▶ **Goal of the exercise**:
Would you print the records below from the first line through the line containing "plt.rcParams['font.family'] = ['Lato', 'DejaVu", skipping the pictures?

Items listed in a dataset:

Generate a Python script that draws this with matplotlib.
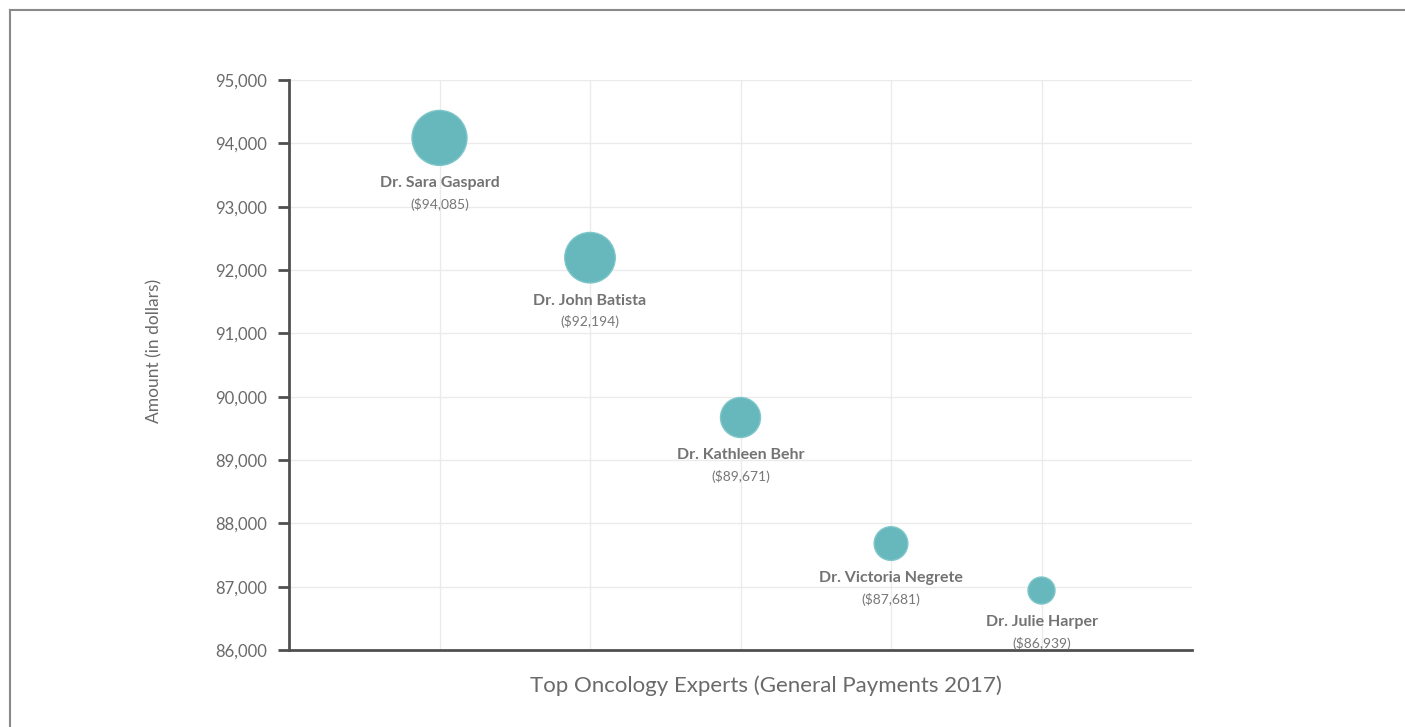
import matplotlib.pyplot as plt
from matplotlib.lines import Line2D
from matplotlib.ticker import FuncFormatter

plt.rcParams['font.family'] = ['Lato', 'DejaVu Sans']

# Top five general payment recipients
doctors = ["Dr. Sara Gaspard", "Dr. John Batista", "Dr. Kathleen Behr",
           "Dr. Victoria Negrete", "Dr. Julie Harper"]
amounts = [94085, 92194, 89671, 87681, 86939]
bubble_z = [55, 50.5, 40, 33.7, 27]

DPI = 100
fig = plt.figure(figsize=(14.05, 7.27), dpi=DPI)
ax = fig.add_axes([0.2057, 0.1059, 0.6427, 0.7841])

xs = list(range(1, len(doctors) + 1))
# bubble diameter in px -> marker area in points^2
sizes = [(d * 72 / DPI) ** 2 for d in bubble_z]
ax.scatter(xs, amounts, s=sizes, color='#66b8bd', edgecolor='#7fc6c9',
           linewidth=1, zorder=3)

for x, y, name, d in zip(xs, amounts, doctors, bubble_z):
    off = (d / 2 + 18) * 72 / DPI
    ax.annotate(name, (x, y), xytext=(0, -off), textcoords='offset points',
                ha='center', va='center', fontsize=11.5, fontweight='bold',
                color='#737373', zorder=5)
    ax.annotate(f"(${y:,})", (x, y), xytext=(0, -off - 21 * 72 / DPI),
                textcoords='offset points', ha='center', va='center',
                fontsize=10, color='#777777', zorder=5)

ax.set_xlim(0, 6)
ax.set_ylim(86000, 95000)
ax.set_xticks(xs)
ax.set_xticklabels([])
ax.set_yticks(range(86000, 95001, 1000))
ax.yaxis.set_major_formatter(FuncFormatter(lambda v, p: f"{int(v):,}"))

ax.grid(True, color='#ebebeb', linewidth=1)
ax.set_axisbelow(True)
for side in ('top', 'right'):
    ax.spines[side].set_visible(False)
for side in ('left', 'bottom'):
    ax.spines[side].set_color('#505050')
    ax.spines[side].set_linewidth(2)
ax.tick_params(axis='x', length=0)
ax.tick_params(axis='y', length=8, width=2, color='#505050',
               labelsize=12, labelcolor='#6a6a6a', pad=8)

ax.set_xlabel("Top Oncology Experts (General Payments 2017)",
              fontsize=16, color='#6a6a6a')
ax.xaxis.set_label_coords(0.528, -0.045)
ax.set_ylabel("Amount (in dollars)", fontsize=12.5, color='#6a6a6a')
ax.yaxis.set_label_coords(-0.140, 0.525)

# outer frame, left and top edges only
fig.add_artist(Line2D([9.5 / 1405, 9.5 / 1405], [-0.1, 1 - 10 / 727],
                      transform=fig.transFigure, color='#8a8a8a', linewidth=1.5))
fig.add_artist(Line2D([9.5 / 1405, 1.1], [1 - 10 / 727, 1 - 10 / 727],
                      transform=fig.transFigure, color='#8a8a8a', linewidth=1.5))

fig.savefig('out.png', dpi=DPI)
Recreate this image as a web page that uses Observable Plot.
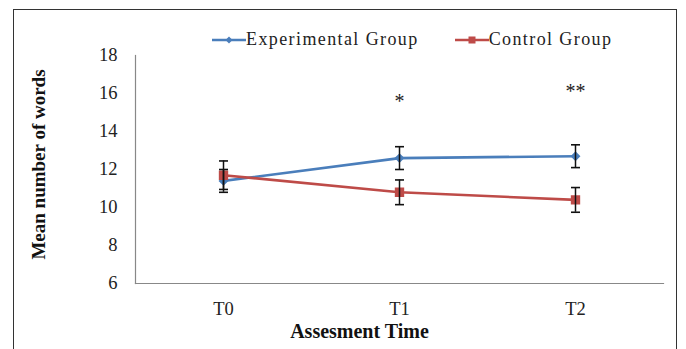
<!DOCTYPE html>
<html><head><meta charset="utf-8">
<script src="https://cdn.jsdelivr.net/npm/d3@7"></script>
<script src="https://cdn.jsdelivr.net/npm/@observablehq/plot@0.6"></script>
<style>
html,body{margin:0;padding:0;background:#fff;}
#wrap{position:relative;width:686px;height:349px;overflow:hidden;font-family:"Times New Roman","Liberation Serif",serif;}
#frame{position:absolute;left:13px;top:9px;width:664px;height:360px;border:1.5px solid #333;box-sizing:border-box;}
#legend{position:absolute;top:29px;left:212px;font-size:18px;color:#222;display:flex;gap:36px;white-space:nowrap;}
#legend span{display:inline-flex;align-items:center;}
#chart{position:absolute;left:0;top:0;}
</style></head>
<body><div id="wrap"><div id="frame"></div><div id="chart"></div><div id="legend"></div></div>
<script>
const times = ["T0", "T1", "T2"];
const seriesNames = ["Experimental Group", "Control Group"];
const experimental = [11.4, 12.6, 12.7];
const experimentalErr = [0.6, 0.6, 0.6];
const control = [11.7, 10.8, 10.4];
const controlErr = [0.75, 0.65, 0.65];
const yTicks = [6, 8, 10, 12, 14, 16, 18];
const significance = [{t: "T1", label: "*", y: 15.6}, {t: "T2", label: "**", y: 16.1}];
const colors = ["#4a7ebb", "#be4b48"];

const rows = [];
times.forEach((t, i) => {
  rows.push({time: t, series: seriesNames[0], value: experimental[i], err: experimentalErr[i]});
  rows.push({time: t, series: seriesNames[1], value: control[i], err: controlErr[i]});
});
const caps = rows.flatMap(d => [{time: d.time, y: d.value - d.err}, {time: d.time, y: d.value + d.err}]);
const capSymbol = {draw(ctx, size) { const w = 4.5; ctx.moveTo(-w, 0); ctx.lineTo(w, 0); }};
const serif = "Times New Roman, Liberation Serif, serif";

const plot = Plot.plot({
  width: 686, height: 349,
  marginLeft: 135, marginRight: 23, marginTop: 55, marginBottom: 66,
  style: {fontFamily: serif, fontSize: "18px", color: "#222", background: "transparent"},
  x: {type: "point", domain: times, padding: 0.5, label: null},
  y: {domain: [6, 18], ticks: yTicks, label: null},
  color: {domain: seriesNames, range: colors},
  marks: [
    Plot.axisX({tickSize: 0, tickPadding: 18, fontSize: 18.5, fontFamily: serif}),
    Plot.axisY({ticks: yTicks, tickSize: 0, tickPadding: 18, fontSize: 18.5, fontFamily: serif}),
    Plot.frame({anchor: "left", stroke: "#888", strokeWidth: 1.2}),
    Plot.frame({anchor: "bottom", stroke: "#888", strokeWidth: 1.2}),
    Plot.line(rows, {x: "time", y: "value", z: "series", stroke: "series", strokeWidth: 2.6}),
    Plot.dot(rows.filter(d => d.series === seriesNames[0]), {x: "time", y: "value", symbol: "diamond2", fill: colors[0], stroke: colors[0], r: 3.5}),
    Plot.dot(rows.filter(d => d.series === seriesNames[1]), {x: "time", y: "value", symbol: "square2", fill: colors[1], stroke: colors[1], r: 5}),
    Plot.ruleX(rows, {x: "time", y1: d => d.value - d.err, y2: d => d.value + d.err, stroke: "#111", strokeWidth: 1.5}),
    Plot.dot(caps, {x: "time", y: "y", symbol: capSymbol, stroke: "#111", strokeWidth: 1.6, fill: "none", r: 3}),
    Plot.text(significance, {x: "t", y: "y", text: "label", fontSize: 20, fill: "#222", fontFamily: serif}),
    Plot.text(["Mean number of words"], {frameAnchor: "left", textAnchor: "middle", dx: -97, dy: -5, rotate: -90, fontWeight: "bold", fontSize: 19, fill: "#111", fontFamily: serif}),
    Plot.text(["Assesment Time"], {frameAnchor: "bottom", dx: -40, dy: 54, fontWeight: "bold", fontSize: 20, fill: "#111", fontFamily: serif})
  ]
});
document.getElementById("chart").appendChild(plot);

const legend = document.getElementById("legend");
seriesNames.forEach((name, i) => {
  const s = document.createElement("span");
  const marker = i === 0
    ? `<path d="M17,-3.5 L20.5,0 L17,3.5 L13.5,0Z" fill="${colors[i]}"/>`
    : `<rect x="13.5" y="-3.5" width="7" height="7" fill="${colors[i]}"/>`;
  s.innerHTML = `<svg width="34" height="12" viewBox="0 -6 34 12"><line x1="0" x2="34" y1="0" y2="0" stroke="${colors[i]}" stroke-width="2.6"/>${marker}</svg><span style="letter-spacing:1.4px">${name}</span>`;
  legend.appendChild(s);
});
</script></body></html>
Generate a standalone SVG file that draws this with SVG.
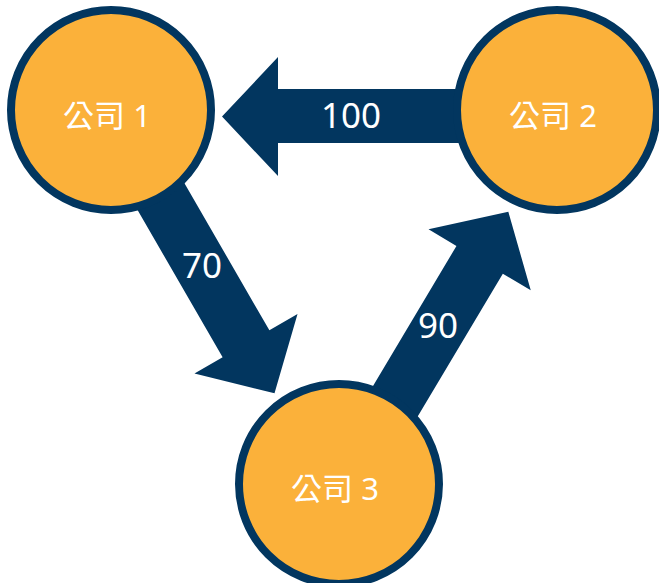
<svg xmlns="http://www.w3.org/2000/svg" width="659" height="583" viewBox="0 0 659 583">
  <style>
    .flow { fill: #02365F; }
    .node circle { fill: #FBB13A; stroke: #02365F; stroke-width: 8; }
    .name { fill: #FFFFFF; font-family: "Noto Sans", "Noto Sans CJK TC", sans-serif; font-size: 31px; text-anchor: middle; }
    .qty { fill: #FFFFFF; font-family: "Noto Sans", sans-serif; font-size: 35px; text-anchor: middle; }
  </style>
  <g id="connectors">
    <!-- 公司 2 -> 公司 1 -->
    <polygon class="flow" points="557,89 278,89 278,57 222,116.5 278,176 278,143 557,143"/>
    <!-- 公司 1 -> 公司 3 -->
    <g transform="translate(111,110) rotate(60)">
      <polygon class="flow" points="0,-27 270,-27 270,-59.5 327,0 270,59.5 270,27 0,27"/>
    </g>
    <!-- 公司 3 -> 公司 2 -->
    <g transform="translate(346,484) rotate(-59.2)">
      <polygon class="flow" points="0,-27 261,-27 261,-59.5 317,0 261,59.5 261,27 0,27"/>
    </g>
    <text class="qty" x="351" y="128">100</text>
    <text class="qty" x="202" y="278">70</text>
    <text class="qty" x="438" y="338">90</text>
  </g>
  <g id="node1" class="node">
    <circle cx="111" cy="110" r="100"/>
    <text class="name" x="107" y="127">公司 1</text>
  </g>
  <g id="node2" class="node">
    <circle cx="557" cy="110" r="100"/>
    <text class="name" x="553" y="127">公司 2</text>
  </g>
  <g id="node3" class="node">
    <circle cx="339" cy="484" r="100"/>
    <text class="name" x="335" y="500">公司 3</text>
  </g>
</svg>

▶ **Response for this exercise**:
Generate a Python script that draws this with matplotlib.
import matplotlib.pyplot as plt
from matplotlib.lines import Line2D
from matplotlib.ticker import FuncFormatter

plt.rcParams['font.family'] = ['Lato', 'DejaVu Sans']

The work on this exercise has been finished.